The village has a small chapel (salão paroquial) dedicated to St Gerard Majella (São Gerardo Majella), who is also the patron saint of mothers, motherhood and the falsely accused. Although a dependent chapel of its mother church of Nossa Senhora da Luz, São Gerardo's enjoys regular, weekly service and has a two-day annual celebration (festas) in late July, which includes a procession, a mass and other events.

Nearby buildings of interest include Quinta das Alagoas: A fourteenth century fortified farmhouse and known locally as the "Roman Farm", now converted into holiday accommodation. Some brickwork found on the site suggests that its origins could indeed go back as far as Roman times.

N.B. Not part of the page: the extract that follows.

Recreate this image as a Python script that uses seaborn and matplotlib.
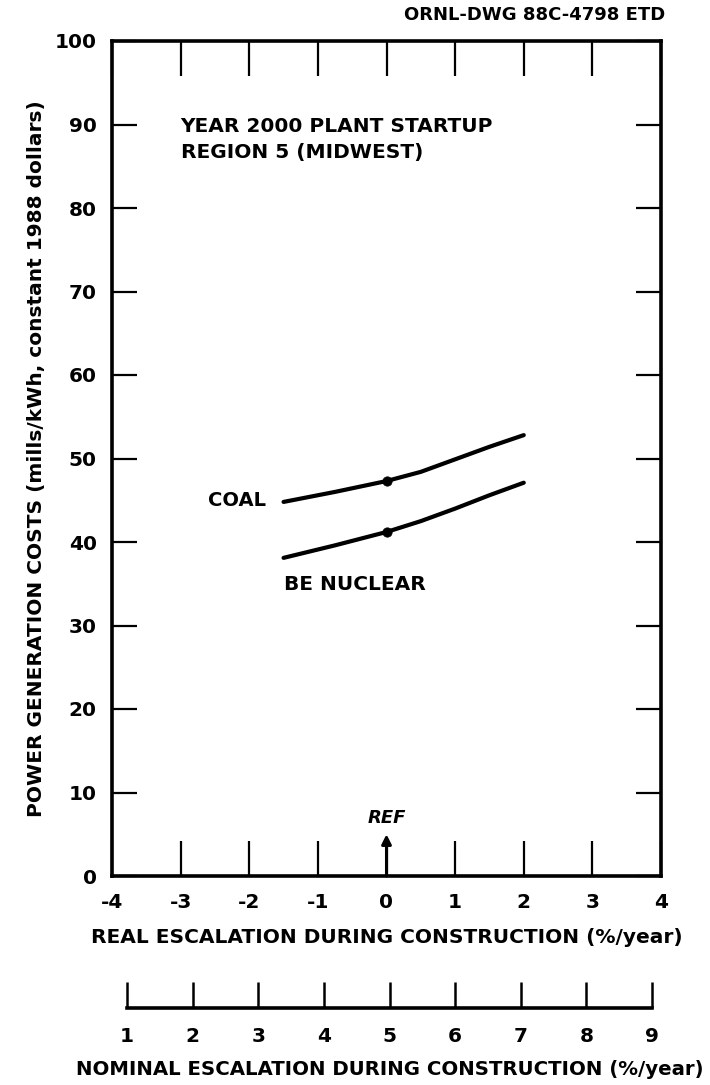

=== The Almadrava de Almádena ===
Historically, the economy of the inland village was closely tied to the coast through a lucrative seasonal bluefin tuna fishing concession known as the Armação (or Almadrava) de Almádena. Operating off nearby Boca do Rio beach, this multi-boat enterprise was funded and staffed by prominent agricultural families based in Almádena village. Intense raids by North African Barbary pirates targeting the valuable fixed nets led to a security crisis along the shoreline in 1631. In response, a royal decree by King Philip III prompted the Governor and Captain-General of the Algarve, D. Luís de Sousa, to construct the Fort of Almádena (Forte de São Luís de Almádena) in 1632 on the overlooking clifftops to explicitly defend the fishery. The concession was later integrated into the state-chartered monopoly, the Companhia Geral das Pescas do Reino do Algarve, in 1773, before shifting migratory patterns and modernised deep-sea fishing practices rendered the fixed coastal trap obsolete, leading to its eventual abandonment alongside the fort by 1861.

The presence of the Forte de Almádena at Boca do Rio has led to the false topynymic legend (lenda toponímica) among many locals that the the village was originally located here near the fort. However, as the evidence from the 1751 Vaugondy map shows (see above) this legend is false.